In a blog post, Facebook product management director Guy Rosen explained that while more than 85 percent of the world's population live near cellular coverage, only 30 percent of the world's population is actually connected to the Internet. A key reason for this is the charges that can easily be racked up when connecting to the Internet on a mobile device.
"The most expensive part about owning a smartphone and being connected to the internet isn’t the smartphone; it’s the data," said Facebook chief executive Mark Zuckerberg at Mobile World Congress back in February.
The Internet services offered by this app – free of data charges – will include access to basic health and employment information, in addition to more general information available on the Web through services such as Google Search and Wikipedia.

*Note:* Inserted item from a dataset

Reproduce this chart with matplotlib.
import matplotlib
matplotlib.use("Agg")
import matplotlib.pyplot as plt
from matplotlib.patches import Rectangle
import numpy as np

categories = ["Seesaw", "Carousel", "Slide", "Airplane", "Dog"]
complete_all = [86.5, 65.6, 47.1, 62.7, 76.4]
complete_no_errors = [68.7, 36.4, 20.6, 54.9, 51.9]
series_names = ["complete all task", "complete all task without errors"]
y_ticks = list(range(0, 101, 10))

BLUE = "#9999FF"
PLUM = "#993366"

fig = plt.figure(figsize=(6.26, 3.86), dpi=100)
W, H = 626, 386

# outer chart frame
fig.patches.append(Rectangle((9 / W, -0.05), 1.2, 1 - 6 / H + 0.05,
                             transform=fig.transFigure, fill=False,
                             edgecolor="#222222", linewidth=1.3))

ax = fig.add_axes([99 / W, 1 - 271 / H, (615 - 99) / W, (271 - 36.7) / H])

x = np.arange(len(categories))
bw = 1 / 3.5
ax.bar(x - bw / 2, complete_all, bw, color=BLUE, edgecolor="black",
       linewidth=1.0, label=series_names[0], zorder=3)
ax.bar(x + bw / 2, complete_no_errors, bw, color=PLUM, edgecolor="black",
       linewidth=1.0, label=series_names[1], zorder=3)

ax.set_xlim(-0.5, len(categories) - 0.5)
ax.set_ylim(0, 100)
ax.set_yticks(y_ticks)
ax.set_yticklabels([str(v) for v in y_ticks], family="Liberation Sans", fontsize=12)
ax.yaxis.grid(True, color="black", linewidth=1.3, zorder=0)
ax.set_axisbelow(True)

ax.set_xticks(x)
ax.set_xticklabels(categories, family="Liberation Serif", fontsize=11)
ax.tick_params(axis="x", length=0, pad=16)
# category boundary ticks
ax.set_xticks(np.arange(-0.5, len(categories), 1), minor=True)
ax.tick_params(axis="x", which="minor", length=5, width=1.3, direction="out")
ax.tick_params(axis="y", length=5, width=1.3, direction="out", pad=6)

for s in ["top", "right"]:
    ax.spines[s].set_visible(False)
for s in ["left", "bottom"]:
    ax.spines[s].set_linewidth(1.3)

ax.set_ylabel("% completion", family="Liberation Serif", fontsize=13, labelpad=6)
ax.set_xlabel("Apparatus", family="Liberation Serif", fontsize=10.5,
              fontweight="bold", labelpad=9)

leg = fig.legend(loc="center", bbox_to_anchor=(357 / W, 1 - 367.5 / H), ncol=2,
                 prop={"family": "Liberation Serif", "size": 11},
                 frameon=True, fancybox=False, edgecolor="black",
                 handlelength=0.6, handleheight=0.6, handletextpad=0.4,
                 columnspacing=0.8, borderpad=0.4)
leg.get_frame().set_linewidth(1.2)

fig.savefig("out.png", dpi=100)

Facebook is partnering with wireless operator Airtel to offer this service. Airtel will not be charging Facebook for bandwidth in this partnership. Still, as Reuters reports, Airtel will likely benefit once users are exposed to these services and decide to pay for broader Internet access, as these services will only be provided to Airtel customers. Moreover, while the services offered in the app are free, links that bring users to other sites will require users to pay for those additional wireless data charges, Reuters notes.
Over the past four years, Facebook has been partnering with wireless providers to offer easy access to its social network. Now, however, Facebook is also providing users with access to Internet services separate from its own product.
This follows Facebook's announcement in March that it is investing a reported $60 million in drone technology to bring "the next billion" online, a reference to tech companies' race to target people in parts of the world who have not yet begun using the Internet. Many of these "next billion" live in countries in Asia and Africa. Companies that bring people online can in turn acquire more customers for their respective Internet services.
And yet, as Mat Honan points out in Wired, creating an Internet specifically geared toward customers in less developed countries could establish a dangerous precedent – an "Internet for poor people." He writes:
Giving free access to people who could not previously afford it is a Very Good Thing. Undoubtedly. No question. But an internet for poor people that in any way provides less access than the full-throated internet those of us reading this enjoy? That’s troubling. It’s another digital divide.
While this service is beginning in Zambia, it will soon expand to other parts of the world and be available via other wireless operators.